In a telephone interview, Ms Farrell, 69, and Ms McNamara, 68, said they have not sought the kind of public recognition the prize represents, preferring to be known for "a way of thinking and a set of values", Ms McNamara said, rather than for some kind of identifiable design signature.
"We're not afraid of monumentality and making important gestures when necessary, but we're also not afraid to recede and be in the background," she said.
"We think about a heroic space and, at the same time, think about how a human being feels in our space. We think about our agenda as being a humanist agenda, and that's at the forefront."
This attention to the human experience is apparent in projects such as North King Street Housing in Dublin (2000), where an inner courtyard offers "a welcome respite from the adjacent busy streets", the Pritzker jury said.
Similarly, their Urban Institute of Ireland (Dublin, 2002) "employs what the architects call a 'crafted skin'", the jury said, "to create a visually interesting building through changes in materials responding to openings, folds, needs for shade and other concerns."
Ms Farrell and Ms McNamara said the human experience of what it is like to move through, walk by and inhabit their buildings is of paramount importance to them.
"There are so many buildings you visit and you really admire, but there is something missing," Ms McNamara said. "Architecture isn't just about design and sophistication and accomplishment, but it's also about how it makes you feel as a stranger."
The architects also try to be keenly mindful of the physical demands of a building and a site, to design for a specific set of requirements, whether they are planning a generous quadrangle for a business school in Paris or a building that serves as a porous gateway to the London School of Economics.
"Each project is both beginning again and continuing," Ms Farrell said. "We're like inventors of space.

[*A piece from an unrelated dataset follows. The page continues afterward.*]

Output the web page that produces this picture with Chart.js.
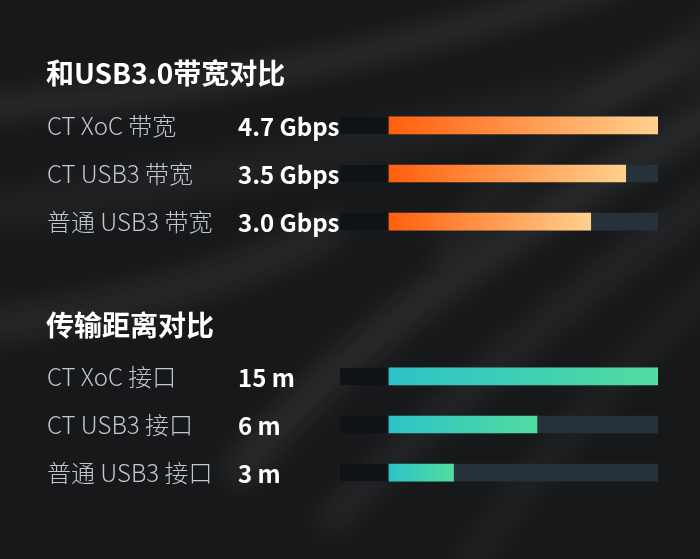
<!DOCTYPE html>
<html lang="zh-CN">
<head>
<meta charset="UTF-8">
<title>带宽与传输距离对比</title>
<script src="https://cdn.jsdelivr.net/npm/chart.js@4/dist/chart.umd.min.js"></script>
<style>
*{margin:0;padding:0;box-sizing:border-box}
body{width:700px;height:559px;overflow:hidden;background:#17181a;font-family:"Noto Sans CJK SC","Noto Sans",sans-serif;position:relative}
#bg{position:absolute;left:0;top:0}
.ttl{position:absolute;left:46px;color:#fff;font-weight:700;font-size:28px;line-height:1}
.box{position:absolute;left:0;width:700px;height:179px}
</style>
</head>
<body>
<canvas id="bg" width="700" height="559"></canvas>
<div class="ttl" style="top:58px">和USB3.0带宽对比</div>
<div class="box" style="top:84px"><canvas id="c1" width="700" height="179"></canvas></div>
<div class="ttl" style="top:310px">传输距离对比</div>
<div class="box" style="top:335px"><canvas id="c2" width="700" height="179"></canvas></div>
<script>
// bandwidth block
var bwLabels = ["CT XoC 带宽", "CT USB3 带宽", "普通 USB3 带宽"];
var bwValues = ["4.7 Gbps", "3.5 Gbps", "3.0 Gbps"];
var bwFill = [100, 88, 75];   // bar length as drawn, % of track

// distance block
var distLabels = ["CT XoC 接口", "CT USB3 接口", "普通 USB3 接口"];
var distValues = ["15 m", "6 m", "3 m"];
var distFill = [100, 55, 24];

var trackMax = 100;

// background swooshes
(function(){
  var c = document.getElementById("bg").getContext("2d");
  c.fillStyle = "#17181a";
  c.fillRect(0, 0, 700, 559);
  function sw(x0, y0, cx, cy, x1, y1, w, a, blur){
    c.save();
    c.filter = "blur(" + blur + "px)";
    c.strokeStyle = "rgba(255,255,255," + a + ")";
    c.lineWidth = w;
    c.lineCap = "round";
    c.beginPath();
    c.moveTo(x0, y0);
    c.quadraticCurveTo(cx, cy, x1, y1);
    c.stroke();
    c.restore();
  }
  sw(-40, 108, 280, 95, 620, -20, 24, 0.09, 12);
  sw(-40, 215, 300, 170, 720, 60, 30, 0.06, 16);
  sw(-40, 330, 200, 300, 330, 230, 30, 0.08, 14);
  sw(240, 470, 380, 300, 720, 110, 30, 0.09, 14);
  sw(330, 520, 520, 330, 720, 190, 26, 0.07, 14);
  sw(470, 560, 600, 380, 720, 280, 24, 0.05, 14);
  sw(440, 250, 560, 120, 720, 20, 22, 0.06, 14);
})();

function grad(c0, c1){
  return function(ctx){
    var ch = ctx.chart;
    if (!ch.chartArea || ctx.type !== "data") return c0;
    var x = ch.scales.x;
    var g = ch.ctx.createLinearGradient(x.getPixelForValue(0), 0, x.getPixelForValue(ctx.raw), 0);
    g.addColorStop(0, c0);
    g.addColorStop(1, c1);
    return g;
  };
}

var rowText = {
  id: "rowText",
  beforeDatasetsDraw: function(ch, args, o){
    var c = ch.ctx, y = ch.scales.y, x = ch.scales.x, a = ch.chartArea;
    c.save();
    c.fillStyle = "#0f1317";
    ch.data.labels.forEach(function(l, i){
      var py = y.getPixelForValue(i);
      c.fillRect(a.left, py - 8.5, x.getPixelForValue(0) - a.left, 17);
    });
    c.restore();
  },
  afterDatasetsDraw: function(ch, args, o){
    var c = ch.ctx, y = ch.scales.y;
    c.save();
    c.font = "700 24px 'Noto Sans CJK SC'";
    c.fillStyle = "#ffffff";
    c.textAlign = "left";
    c.textBaseline = "middle";
    o.values.forEach(function(v, i){
      c.fillText(v, o.x, y.getPixelForValue(i) + 1);
    });
    c.restore();
  }
};

function makeChart(id, labels, fill, values, c0, c1){
  return new Chart(document.getElementById(id), {
    type: "bar",
    data: {
      labels: labels,
      datasets: [
        {data: fill, backgroundColor: grad(c0, c1), grouped: false, order: 0, barThickness: 17, borderWidth: 0},
        {data: labels.map(function(){ return trackMax; }), backgroundColor: "#26313b", grouped: false, order: 1, barThickness: 17, borderWidth: 0}
      ]
    },
    options: {
      indexAxis: "y",
      responsive: false,
      animation: false,
      devicePixelRatio: 1,
      layout: {padding: {left: 47, right: 42, top: 0, bottom: 0}},
      scales: {
        x: {display: false, min: -18.2, max: trackMax},
        y: {
          grid: {display: false},
          border: {display: false},
          afterFit: function(s){ s.width = 293; },
          ticks: {crossAlign: "far", color: "#c3c7cc", font: {family: "'Noto Sans CJK SC'", size: 24, weight: 300}}
        }
      },
      plugins: {
        legend: {display: false},
        tooltip: {enabled: false},
        rowText: {values: values, x: 238}
      }
    },
    plugins: [rowText]
  });
}

makeChart("c1", bwLabels, bwFill, bwValues, "#ff5f0d", "#ffd18e");
makeChart("c2", distLabels, distFill, distValues, "#2cc3c8", "#52dca0");
</script>
</body>
</html>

We use the term, 'the physics of culture'.
"Architecture is responding not only to physical need, but also to its location on earth."

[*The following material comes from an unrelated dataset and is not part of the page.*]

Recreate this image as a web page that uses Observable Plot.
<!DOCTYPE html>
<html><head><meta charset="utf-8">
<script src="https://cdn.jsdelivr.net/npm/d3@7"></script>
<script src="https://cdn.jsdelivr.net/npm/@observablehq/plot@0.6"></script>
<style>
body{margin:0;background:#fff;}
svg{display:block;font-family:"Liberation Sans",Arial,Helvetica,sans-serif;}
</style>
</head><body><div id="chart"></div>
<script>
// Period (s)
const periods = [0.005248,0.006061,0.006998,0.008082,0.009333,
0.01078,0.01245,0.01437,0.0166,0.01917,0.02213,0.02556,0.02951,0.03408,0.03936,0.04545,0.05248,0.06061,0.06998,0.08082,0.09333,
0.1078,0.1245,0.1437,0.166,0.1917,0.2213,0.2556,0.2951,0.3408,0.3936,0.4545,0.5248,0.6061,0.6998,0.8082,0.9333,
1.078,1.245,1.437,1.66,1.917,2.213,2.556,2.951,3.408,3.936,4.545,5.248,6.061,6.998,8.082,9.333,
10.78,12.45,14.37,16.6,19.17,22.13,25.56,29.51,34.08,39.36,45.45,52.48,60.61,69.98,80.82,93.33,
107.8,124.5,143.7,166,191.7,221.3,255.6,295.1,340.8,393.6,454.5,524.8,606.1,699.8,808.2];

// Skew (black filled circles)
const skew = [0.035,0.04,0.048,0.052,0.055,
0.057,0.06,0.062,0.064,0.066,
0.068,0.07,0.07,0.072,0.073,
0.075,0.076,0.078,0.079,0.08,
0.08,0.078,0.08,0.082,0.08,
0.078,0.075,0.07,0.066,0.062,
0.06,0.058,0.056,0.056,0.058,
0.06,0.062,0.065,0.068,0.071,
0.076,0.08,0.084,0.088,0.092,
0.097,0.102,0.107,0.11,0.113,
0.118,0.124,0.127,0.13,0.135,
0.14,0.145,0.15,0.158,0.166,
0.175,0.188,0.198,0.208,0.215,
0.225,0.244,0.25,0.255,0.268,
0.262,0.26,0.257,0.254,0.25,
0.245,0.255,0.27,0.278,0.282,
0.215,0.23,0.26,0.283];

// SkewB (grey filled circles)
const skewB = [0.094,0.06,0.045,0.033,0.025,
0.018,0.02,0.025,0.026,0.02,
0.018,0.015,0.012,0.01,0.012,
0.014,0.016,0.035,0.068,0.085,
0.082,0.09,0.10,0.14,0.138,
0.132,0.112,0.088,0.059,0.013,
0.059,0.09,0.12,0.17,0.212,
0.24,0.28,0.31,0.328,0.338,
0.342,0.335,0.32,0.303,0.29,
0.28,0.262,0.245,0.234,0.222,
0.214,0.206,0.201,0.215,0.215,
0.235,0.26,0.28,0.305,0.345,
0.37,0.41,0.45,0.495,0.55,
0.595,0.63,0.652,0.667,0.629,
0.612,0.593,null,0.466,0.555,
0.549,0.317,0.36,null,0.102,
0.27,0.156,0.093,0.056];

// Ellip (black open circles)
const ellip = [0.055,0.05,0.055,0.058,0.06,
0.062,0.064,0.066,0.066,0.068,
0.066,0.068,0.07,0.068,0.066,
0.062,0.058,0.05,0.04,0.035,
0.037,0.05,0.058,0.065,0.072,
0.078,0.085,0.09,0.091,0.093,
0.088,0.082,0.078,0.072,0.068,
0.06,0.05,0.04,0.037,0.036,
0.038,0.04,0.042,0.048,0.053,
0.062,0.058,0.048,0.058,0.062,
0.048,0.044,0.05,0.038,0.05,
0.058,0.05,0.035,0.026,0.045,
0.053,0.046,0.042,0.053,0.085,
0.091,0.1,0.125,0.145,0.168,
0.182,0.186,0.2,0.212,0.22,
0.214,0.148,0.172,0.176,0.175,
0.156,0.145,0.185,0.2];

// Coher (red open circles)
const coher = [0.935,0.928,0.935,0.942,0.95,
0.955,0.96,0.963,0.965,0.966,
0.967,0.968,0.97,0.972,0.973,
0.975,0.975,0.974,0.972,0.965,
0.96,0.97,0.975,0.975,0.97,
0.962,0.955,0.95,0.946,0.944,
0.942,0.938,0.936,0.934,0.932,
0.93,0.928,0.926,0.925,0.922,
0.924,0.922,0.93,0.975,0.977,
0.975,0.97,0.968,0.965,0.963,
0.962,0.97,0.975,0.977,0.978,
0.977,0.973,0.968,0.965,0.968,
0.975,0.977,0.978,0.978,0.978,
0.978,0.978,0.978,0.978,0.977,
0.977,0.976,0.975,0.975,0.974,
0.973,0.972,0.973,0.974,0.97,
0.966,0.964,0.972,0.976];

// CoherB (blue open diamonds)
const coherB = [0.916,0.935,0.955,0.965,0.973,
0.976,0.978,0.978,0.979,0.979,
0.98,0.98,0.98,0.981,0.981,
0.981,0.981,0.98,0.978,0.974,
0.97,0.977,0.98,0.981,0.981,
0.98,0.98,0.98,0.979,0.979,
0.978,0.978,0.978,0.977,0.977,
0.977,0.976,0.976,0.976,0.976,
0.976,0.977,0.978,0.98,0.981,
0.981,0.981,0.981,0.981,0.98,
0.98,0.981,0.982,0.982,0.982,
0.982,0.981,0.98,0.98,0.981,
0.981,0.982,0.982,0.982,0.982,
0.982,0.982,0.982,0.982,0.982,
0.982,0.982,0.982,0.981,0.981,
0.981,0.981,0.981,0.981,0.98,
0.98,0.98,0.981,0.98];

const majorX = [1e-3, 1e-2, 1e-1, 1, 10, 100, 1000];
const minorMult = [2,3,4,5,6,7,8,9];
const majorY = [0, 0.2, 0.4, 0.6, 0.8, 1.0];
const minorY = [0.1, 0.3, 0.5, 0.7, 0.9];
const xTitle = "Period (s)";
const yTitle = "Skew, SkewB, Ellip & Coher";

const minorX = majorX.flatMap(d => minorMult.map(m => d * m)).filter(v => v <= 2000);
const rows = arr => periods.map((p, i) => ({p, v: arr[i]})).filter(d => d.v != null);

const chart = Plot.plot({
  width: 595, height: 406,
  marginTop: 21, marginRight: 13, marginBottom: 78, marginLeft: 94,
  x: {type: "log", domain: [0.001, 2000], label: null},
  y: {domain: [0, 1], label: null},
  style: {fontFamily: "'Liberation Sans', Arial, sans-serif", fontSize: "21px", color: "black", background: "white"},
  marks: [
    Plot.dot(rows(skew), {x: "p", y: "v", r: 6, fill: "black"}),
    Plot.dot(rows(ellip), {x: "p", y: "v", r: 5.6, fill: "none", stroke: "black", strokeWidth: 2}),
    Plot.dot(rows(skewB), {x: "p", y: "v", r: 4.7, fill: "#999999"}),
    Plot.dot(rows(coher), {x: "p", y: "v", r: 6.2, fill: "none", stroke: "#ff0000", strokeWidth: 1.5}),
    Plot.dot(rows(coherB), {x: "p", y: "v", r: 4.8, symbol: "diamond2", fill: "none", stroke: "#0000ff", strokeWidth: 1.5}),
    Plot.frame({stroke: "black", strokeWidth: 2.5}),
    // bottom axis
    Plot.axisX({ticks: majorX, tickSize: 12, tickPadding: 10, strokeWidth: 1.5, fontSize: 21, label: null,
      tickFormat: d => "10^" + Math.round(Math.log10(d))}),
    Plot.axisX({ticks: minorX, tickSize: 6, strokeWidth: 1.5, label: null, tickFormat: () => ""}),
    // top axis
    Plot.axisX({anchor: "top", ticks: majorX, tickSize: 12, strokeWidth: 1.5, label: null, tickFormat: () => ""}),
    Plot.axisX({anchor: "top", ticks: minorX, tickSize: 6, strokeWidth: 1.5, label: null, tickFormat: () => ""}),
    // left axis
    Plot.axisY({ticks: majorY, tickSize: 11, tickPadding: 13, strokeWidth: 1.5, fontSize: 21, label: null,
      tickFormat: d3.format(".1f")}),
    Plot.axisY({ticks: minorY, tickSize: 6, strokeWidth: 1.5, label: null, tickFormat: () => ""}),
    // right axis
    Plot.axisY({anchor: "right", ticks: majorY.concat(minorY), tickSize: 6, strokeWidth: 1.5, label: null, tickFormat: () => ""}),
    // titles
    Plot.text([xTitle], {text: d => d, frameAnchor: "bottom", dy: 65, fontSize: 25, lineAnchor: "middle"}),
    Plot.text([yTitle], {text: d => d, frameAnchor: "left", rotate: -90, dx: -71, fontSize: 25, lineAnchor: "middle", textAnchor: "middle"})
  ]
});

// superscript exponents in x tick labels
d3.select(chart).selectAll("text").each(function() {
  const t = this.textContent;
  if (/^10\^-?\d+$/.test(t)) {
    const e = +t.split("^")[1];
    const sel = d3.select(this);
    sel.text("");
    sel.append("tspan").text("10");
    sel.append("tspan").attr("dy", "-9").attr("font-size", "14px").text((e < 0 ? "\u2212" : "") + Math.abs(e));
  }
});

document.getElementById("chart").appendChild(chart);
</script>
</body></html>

"Architecture is the silent language that speaks," she added. "We're really saying that, when people need something, they don't just need a building that will keep the rain out. They need something we need to find expression for."
The two have practised together for 40 years, meeting at University College Dublin in 1974 and helping to found their firm, Grafton Architects, in Dublin in 1978.
Their collaborative approach was evident in their curation of the 2018 Venice Architecture Biennale, which they called Freespace and defined Read More – Source
NEW YORK • When designing a campus for a new University of Engineering and Technology in Lima, Peru, Dublin-based architects Yvonne Farrell and Shelley McNamara thought deeply about how to integrate the wind and the rain.
It is because of that sensitivity to the natural elements, as well as qualities like their emphasis on collaboration, that the pair was selected to receive the Pritzker Prize this year, making them the first two women to share the profession's highest honour. The award was announced on Tuesday.
"Their approach to architecture is always honest, revealing an understanding of the processes of design and construction from large-scale structures to the smallest details," the jury's citation said.
"It is often in these details, especially in buildings with modest budgets, where a big impact can be felt.
"Pioneers in a field that has traditionally been and still is a male-dominated profession," the citation added, "they are also beacons to other women as they forge their exemplary professional path."
In a telephone interview, Ms Farrell, 69, and Ms McNamara, 68, said they have not sought the kind of public recognition the prize represents, preferring to be known for "a way of thinking and a set of values", Ms McNamara said, rather than for some kind of identifiable design signature.
"We're not afraid of monumentality and making important gestures when necessary, but we're also not afraid to recede and be in the background," she said.
"We think about a heroic space and, at the same time, think about how a human being feels in our space. We think about our agenda as being a humanist agenda, and that's at the forefront."
This attention to the human experience is apparent in projects such as North King Street Housing in Dublin (2000), where an inner courtyard offers "a welcome respite from the adjacent busy streets", the Pritzker jury said.
Similarly, their Urban Institute of Ireland (Dublin, 2002) "employs what the architects call a 'crafted skin'", the jury said, "to create a visually interesting building through changes in materials responding to openings, folds, needs for shade and other concerns."
Ms Farrell and Ms McNamara said the human experience of what it is like to move through, walk by and inhabit their buildings is of paramount importance to them.
"There are so many buildings you visit and you really admire, but there is something missing," Ms McNamara said. "Architecture isn't just about design and sophistication and accomplishment, but it's also about how it makes you feel as a stranger."
The architects also try to be keenly mindful of the physical demands of a building and a site, to design for a specific set of requirements, whether they are planning a generous quadrangle for a business school in Paris or a building that serves as a porous gateway to the London School of Economics.
"Each project is both beginning again and continuing," Ms Farrell said. "We're like inventors of space. We use the term, 'the physics of culture'.
"Architecture is responding not only to physical need, but also to its location on earth."
"Architecture is the silent language that speaks," she added. "We're really saying that, when people need something, they don't just need a building that will keep the rain out. They need something we need to find expression for."
The two have practised together for 40 years, meeting at University College Dublin in 1974 and helping to found their firm, Grafton Architects, in Dublin in 1978.